For Debra Errington, getting “up close and personal” with an original work by the legendary painter Frida Kahlo in the past month was when she knew she’d “made it” in the world of art museums.
“I kept thinking, ‘Don’t drop it, don’t drop it’,” said Errington, the owner of Sow’s Ear since 2007, who, earlier this year, began interning at the Madison Museum of Contemporary Art.
The Verona resident is working in collections at the museum, a position that had been vacant “forever” as past applicants were more history-focused and didn’t know about direct care of the art, she said.
But she earned her master’s degree in museum studies in December from Johns Hopkins University. She’s also been helping out at MMoCA for more than just this year. To get her foot in the door, she first applied and was accepted for a position in communications there in September 2019.
In her new role in collections, Errington has been working five hours a week, conducting a full inventory of the museum’s collection. That involves going drawer by drawer in storage, making sure all the recorded information about each art piece is accurate and correct.
During the process, she is “condition reporting,” or assessing the conditions of the artworks, such as if a painting or portrait needs to be re-matted.
While evaluating each piece of art, Errington is also helping with an initiative to document the race and ethnicity of the artists.
“It’s an emerging field in museums – people want to diversify their collection,” she said. “It’s been a white-dominated industry for decades. Museums are looking to change that and give people voices.”
She hopes the effort will expand the amount of art at the museum from the LGBTQ+ community, as well as from Black artists and from the Black Lives Matter movement.
“Embracing some of those topics and types of people would be a really good move,” she said. “How do we embrace their history and other people’s history? It’s good to diversify collections, take on those touchy subjects that people may not face normally, raise awareness and empathy.”

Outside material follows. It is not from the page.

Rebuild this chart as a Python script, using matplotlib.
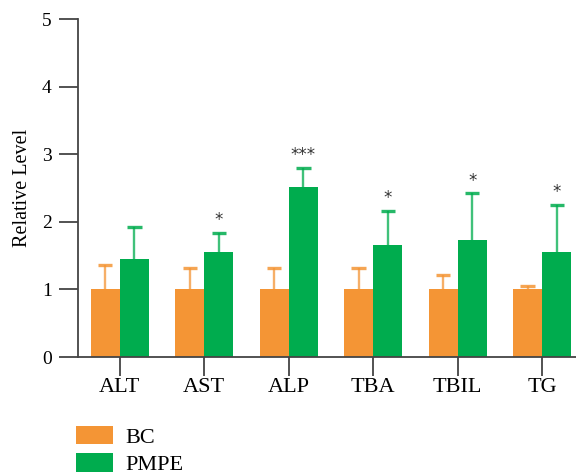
import matplotlib
matplotlib.use("Agg")
import matplotlib.pyplot as plt
import numpy as np

categories = ["ALT", "AST", "ALP", "TBA", "TBIL", "TG"]
bc_values = [1.0, 1.0, 1.0, 1.0, 1.0, 1.0]
bc_err = [0.36, 0.31, 0.32, 0.31, 0.21, 0.05]
pmpe_values = [1.45, 1.55, 2.51, 1.66, 1.73, 1.55]
pmpe_err = [0.48, 0.29, 0.29, 0.50, 0.69, 0.70]
significance = ["", "*", "***", "*", "*", "*"]
yticks = [0, 1, 2, 3, 4, 5]

orange = "#F49535"
green = "#00AC4E"

plt.rcParams["font.family"] = ["Liberation Serif", "DejaVu Serif"]

fig = plt.figure(figsize=(5.76, 4.74), dpi=100)
ax = fig.add_axes([78/576, 1-357/474, 1-78/576, (357-19)/474])

x = np.arange(len(categories))
w = 0.345
cap = 0.085

ax.bar(x - w/2, bc_values, w, color=orange, label="BC", zorder=2)
ax.bar(x + w/2, pmpe_values, w, color=green, label="PMPE", zorder=2)

for xs, vals, errs, col in [(x - w/2, bc_values, bc_err, orange),
                            (x + w/2, pmpe_values, pmpe_err, green)]:
    vals = np.array(vals); errs = np.array(errs)
    ax.vlines(xs, vals, vals + errs, color=col, alpha=0.75, lw=1.7, zorder=1)
    ax.hlines(vals + errs, xs - cap, xs + cap, color=col, alpha=0.85, lw=2.4, zorder=1)

for xi, v, e, s in zip(x, pmpe_values, pmpe_err, significance):
    if s:
        ax.text(xi + w/2, v + e + 0.19, s, ha="center", va="center",
                fontsize=12, color="#333333", family="DejaVu Sans")

ax.set_xlim(-0.495, 5.40)
ax.set_ylim(0, 5)
ax.set_yticks(yticks)
ax.set_xticks(x)
ax.set_xticklabels(categories, fontsize=16)
ax.tick_params(axis="y", labelsize=14, length=14, width=1.3, color="#444444", pad=5)
ax.tick_params(axis="x", length=14, width=1.3, color="#444444", pad=1)
for side in ["top", "right"]:
    ax.spines[side].set_visible(False)
for side in ["left", "bottom"]:
    ax.spines[side].set_color("#444444")
    ax.spines[side].set_linewidth(1.3)

ax.set_ylabel("Relative Level", fontsize=14.5, labelpad=7)

fig.legend(loc="upper left", bbox_to_anchor=(76/576, 1-426/474), frameon=False,
           fontsize=16, handlelength=1.65, handleheight=0.9, handletextpad=0.55,
           labelspacing=0.25, borderpad=0, borderaxespad=0)

fig.savefig("out.png", dpi=100)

The pandemic has provided MMoCA more time to tackle projects like cataloging and photographing its collection to make it more “website appropriate” and accessible to the public, she said.
She will soon begin commuting to assist another museum--the Dubuque Museum of Art in Iowa. She’ll soon be splitting her time to spend about 25 to 30 hours a week at Sow’s Ear, five hours at MMoCA and 22 hours in Dubuque.
If her museum work goes full-time, Errington said her coffee and yarn shop business at 125 S. Main St. will remain open. She’s hired a management team of five people to help transition her out if need be.
Errington said she has been an art student as long as she’s been a business owner.
She earned her undergraduate degree in studio art, which included studying art conservation at a school in Rome for over four months, including being a teacher’s assistant in an ancient painting techniques course. That experience helped form a place in her heart for art conservation, she said.
There are commonalities between running her business and working in a museum, she said – namely, interpersonal relationships. She said the staff at MMoCA are “such a nice little family” and that “people are so nice and take care of each other.” She also feels like her staff are a family at Sow’s Ear.
As for why she loves her work in art conservation and collections and finds it important, Errington said, “We feel like we’re stewards of our human history, it’s our job to teach history, preserve it, learn from it.”